$A$ charged oil drop is suspended in a uniform electric field of $3 \times 10^{4} \; V/m$ so that it neither falls nor rises. The charge on the drop will be $..... \times 10^{-18} \; C$. (Take the mass of the drop $= 9.9 \times 10^{-15} \; kg$ and $g = 10 \; m/s^{2}$)

An electric field due to a positively charged long straight wire at a distance $r$ from it is proportional to $r^{-1}$ in magnitude. Two electrons are orbiting such a long straight wire in circular orbits of radii $1 \mathring{A}$ and $2 \mathring{A}$. The ratio of their respective time periods is

Consider a particle of mass $1 \text{ g}$ and charge $1.0 \text{ C}$ is at rest. Now the particle is subjected to an electric field $E(t) = E_0 \sin(\omega t)$ in the $x$-direction,where $E_0 = 2 \text{ N/C}$ and $\omega = 1000 \text{ rad/s}$. The maximum speed attained by the particle is: (in $\text{ m/s}$)
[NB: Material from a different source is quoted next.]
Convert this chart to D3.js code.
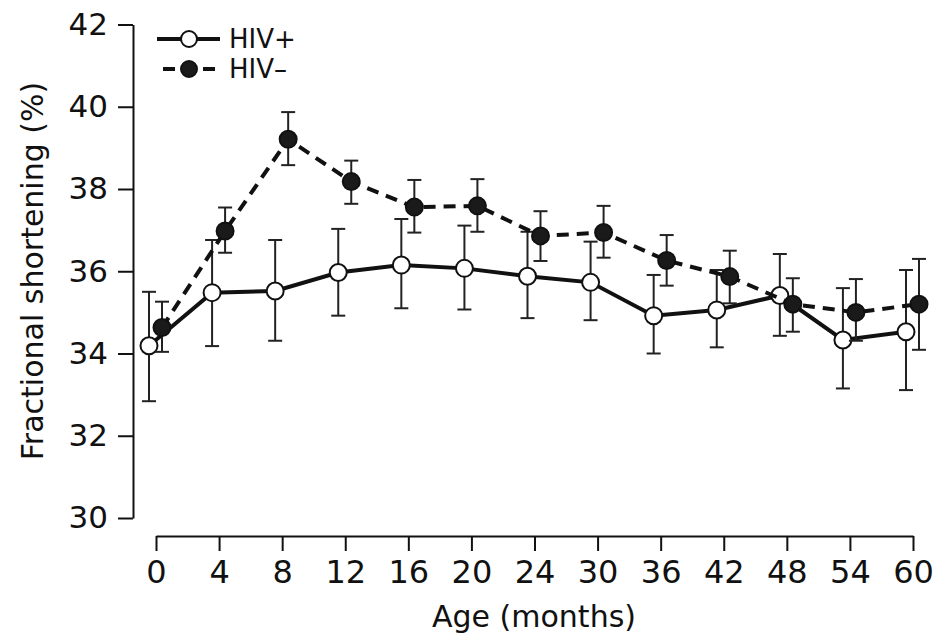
<!DOCTYPE html>
<html>
<head>
<meta charset="utf-8">
<script src="https://cdn.jsdelivr.net/npm/d3@7"></script>
<style>
  body { margin: 0; background: #fff; }
  svg { display: block; font-family: "DejaVu Sans", sans-serif; }
</style>
</head>
<body>
<div id="chart"></div>
<script>
// age categories (months)
var months = ["0","4","8","12","16","20","24","30","36","42","48","54","60"];
var yTicks = [30,32,34,36,38,40,42];

// HIV+ : mean and error bar ends
var hivPos   = [34.19,35.48,35.52,35.97,36.15,36.07,35.88,35.73,34.92,35.06,35.41,34.33,34.53];
var hivPosLo = [32.84,34.18,34.31,34.92,35.10,35.07,34.86,34.81,34.00,34.15,34.43,33.15,33.11];
var hivPosHi = [35.50,36.76,36.76,37.03,37.27,37.11,36.96,36.72,35.91,36.03,36.42,35.59,36.03];

// HIV- : mean and error bar ends
var hivNeg   = [34.63,36.98,39.21,38.18,37.56,37.59,36.86,36.94,36.26,35.87,35.20,35.00,35.20];
var hivNegLo = [34.04,36.45,38.58,37.64,36.94,36.96,36.25,36.33,35.65,35.22,34.53,34.31,34.09];
var hivNegHi = [35.26,37.55,39.87,38.69,38.22,38.24,37.46,37.59,36.88,36.50,35.83,35.81,36.30];

var width = 940, height = 640;
var svg = d3.select("#chart").append("svg")
  .attr("width", width)
  .attr("height", height);

var xScale = d3.scalePoint().domain(months).range([156, 913]);
var yScale = d3.scaleLinear().domain([30, 42]).range([518, 24.5]);

// y axis
var yAxis = d3.axisLeft(yScale)
  .tickValues(yTicks)
  .tickSize(15)
  .tickSizeOuter(0)
  .tickPadding(10);
var gy = svg.append("g")
  .attr("transform", "translate(133,0)")
  .call(yAxis);
gy.select(".domain").attr("stroke", "#111").attr("stroke-width", 2);
gy.selectAll(".tick line").attr("stroke", "#111").attr("stroke-width", 2);
gy.selectAll(".tick text")
  .attr("font-size", "31px")
  .attr("fill", "#111")
  .attr("font-family", "DejaVu Sans, sans-serif");

// x axis (separate line below the plot)
var xAxis = d3.axisBottom(xScale)
  .tickSize(15)
  .tickSizeOuter(0);
var gx = svg.append("g")
  .attr("transform", "translate(0,536)")
  .call(xAxis);
gx.select(".domain").attr("stroke", "#111").attr("stroke-width", 2);
gx.selectAll(".tick line").attr("stroke", "#111").attr("stroke-width", 2);
gx.selectAll(".tick text")
  .attr("font-size", "32px")
  .attr("fill", "#111")
  .attr("font-family", "DejaVu Sans, sans-serif")
  .attr("y", 47)
  .attr("dy", 0);

// axis titles
svg.append("text")
  .attr("x", 534)
  .attr("y", 627)
  .attr("text-anchor", "middle")
  .attr("font-size", "30px")
  .attr("fill", "#111")
  .text("Age (months)");

svg.append("text")
  .attr("transform", "translate(43,271) rotate(-90)")
  .attr("text-anchor", "middle")
  .attr("font-size", "30px")
  .attr("fill", "#111")
  .text("Fractional shortening (%)");

function drawSeries(mean, lo, hi, offset, dashed, filled) {
  var g = svg.append("g");
  var px = function(i) { return xScale(months[i]) + offset; };
  var idx = d3.range(months.length);

  // error bars
  g.selectAll(".eb").data(idx).enter().append("line")
    .attr("x1", px).attr("x2", px)
    .attr("y1", function(i){ return yScale(lo[i]); })
    .attr("y2", function(i){ return yScale(hi[i]); })
    .attr("stroke", "#222").attr("stroke-width", 2);
  g.selectAll(".capHi").data(idx).enter().append("line")
    .attr("x1", function(i){ return px(i) - 7; })
    .attr("x2", function(i){ return px(i) + 7; })
    .attr("y1", function(i){ return yScale(hi[i]); })
    .attr("y2", function(i){ return yScale(hi[i]); })
    .attr("stroke", "#222").attr("stroke-width", 2);
  g.selectAll(".capLo").data(idx).enter().append("line")
    .attr("x1", function(i){ return px(i) - 7; })
    .attr("x2", function(i){ return px(i) + 7; })
    .attr("y1", function(i){ return yScale(lo[i]); })
    .attr("y2", function(i){ return yScale(lo[i]); })
    .attr("stroke", "#222").attr("stroke-width", 2);

  var line = d3.line()
    .x(function(i){ return px(i); })
    .y(function(i){ return yScale(mean[i]); });
  g.append("path")
    .datum(idx)
    .attr("d", line)
    .attr("fill", "none")
    .attr("stroke", "#111")
    .attr("stroke-width", 4)
    .attr("stroke-dasharray", dashed ? "12,8" : null);

  g.selectAll("circle").data(idx).enter().append("circle")
    .attr("cx", px)
    .attr("cy", function(i){ return yScale(mean[i]); })
    .attr("r", 8.5)
    .attr("fill", filled ? "#1a1a1a" : "#fff")
    .attr("stroke", "#111")
    .attr("stroke-width", 2);
}

drawSeries(hivPos, hivPosLo, hivPosHi, -7, false, false);
drawSeries(hivNeg, hivNegLo, hivNegHi, 6, true, true);

// legend
var leg = svg.append("g");
leg.append("line")
  .attr("x1", 157).attr("x2", 220).attr("y1", 39).attr("y2", 39)
  .attr("stroke", "#111").attr("stroke-width", 4);
leg.append("circle")
  .attr("cx", 189).attr("cy", 39).attr("r", 8)
  .attr("fill", "#fff").attr("stroke", "#111").attr("stroke-width", 2);
leg.append("text")
  .attr("x", 229).attr("y", 48)
  .attr("font-size", "26px").attr("fill", "#111")
  .text("HIV+");

leg.append("line")
  .attr("x1", 163).attr("x2", 220).attr("y1", 69).attr("y2", 69)
  .attr("stroke", "#111").attr("stroke-width", 4)
  .attr("stroke-dasharray", "12,8");
leg.append("circle")
  .attr("cx", 189).attr("cy", 69).attr("r", 8)
  .attr("fill", "#1a1a1a").attr("stroke", "#111").attr("stroke-width", 2);
leg.append("text")
  .attr("x", 229).attr("y", 78)
  .attr("font-size", "26px").attr("fill", "#111")
  .text("HIV\u2013");
</script>
</body>
</html>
If an $\alpha$-particle and a proton are accelerated from rest by a potential difference of $1 \text{ MV}$,then the ratio of their kinetic energy will be

$A$ uniform vertical electric field $E$ is established in the space between two large parallel plates. $A$ small conducting sphere of mass $m$ is suspended in the field from a string of length $L$. If the sphere is given a $+q$ charge and the lower plate is charged positively,the period of oscillation of this pendulum is:

In Millikan's oil drop experiment,an oil drop of mass $16 \times 10^{-6} \ kg$ is balanced by an electric field of $10^6 \ V/m$. The charge in coulomb on the drop,assuming $g = 10 \ m/s^2$,is: